==== Guest Commentary ====
The RIBA building in central London has provided an imposing backdrop for an equally imposing discussion today (overview here). That being, how can 20,000 UK based organisations manage down their CO2 emissions in line with the Carbon Reduction Commitment? The key message? Organisations need to be working this out right now, rather than waiting for the final registration date next April.
Today’s discussion was kicked off by Terrence Clark, SVP and GM of CA ecoSoftware and a regular contributor to this blog, who alluded to the converging forces of Copenhagen, the CRC and the Obama effect, all adding to the increased pressure on organisations to first capture, then measure, then act upon data about their carbon emissions.
Some 5,000 companies and government organisations in the UK will have to comply with the CRC and a further 15,000 will be required to report against it. In essence, any company with energy bills of over half a million pounds needs to act. The challenge, as Terrence puts it, is that like consumers, we all have the ability to change our habits but we don’t have visibility of the facts.
Areas of a business where there is high level usage of energy, such as IT, only account for about 2% of emissions. These areas are fairly well managed but the other 98% needs to be reined in quickly and accurately.
Harry Morrison, General Manager of The Carbon Trust added to the debate with the point that if the UK is going to make its 80% carbon reduction target by 2050, this means a 2-3% reduction in greenhouse gases per year from today. Massive energy users like power generation companies are already regulated, but significant ‘low energy users’, essentially most other large organisations from NHS Trusts and metropolitan authorities through to retailers and banks, are what the CRC is designed to cover.

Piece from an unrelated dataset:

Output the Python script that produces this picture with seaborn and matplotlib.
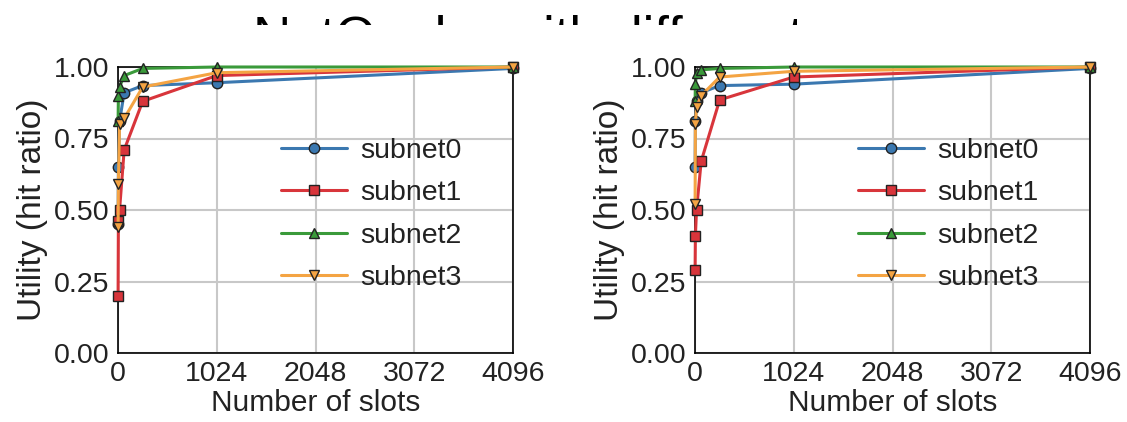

Morrison affirmed that these organisations need to be finding a way of monitoring and reporting before the April 2010 compliance deadline. By then they will have needed to establish an accurate picture of their carbon emissions and changed business processes in response. The inclusion of a CRC league table, highlighting each organisation’s absolute reduction in real terms will be quite a motivator!
But the figures already speak volumes. Morrison outlined that an organisation with a footprint of 100,000 tonnes of CO2, typically with a £15m energy bill, will need to purchase £1.2m of carbon credits per year with the addition of a bonus or penalty in the region of £240k.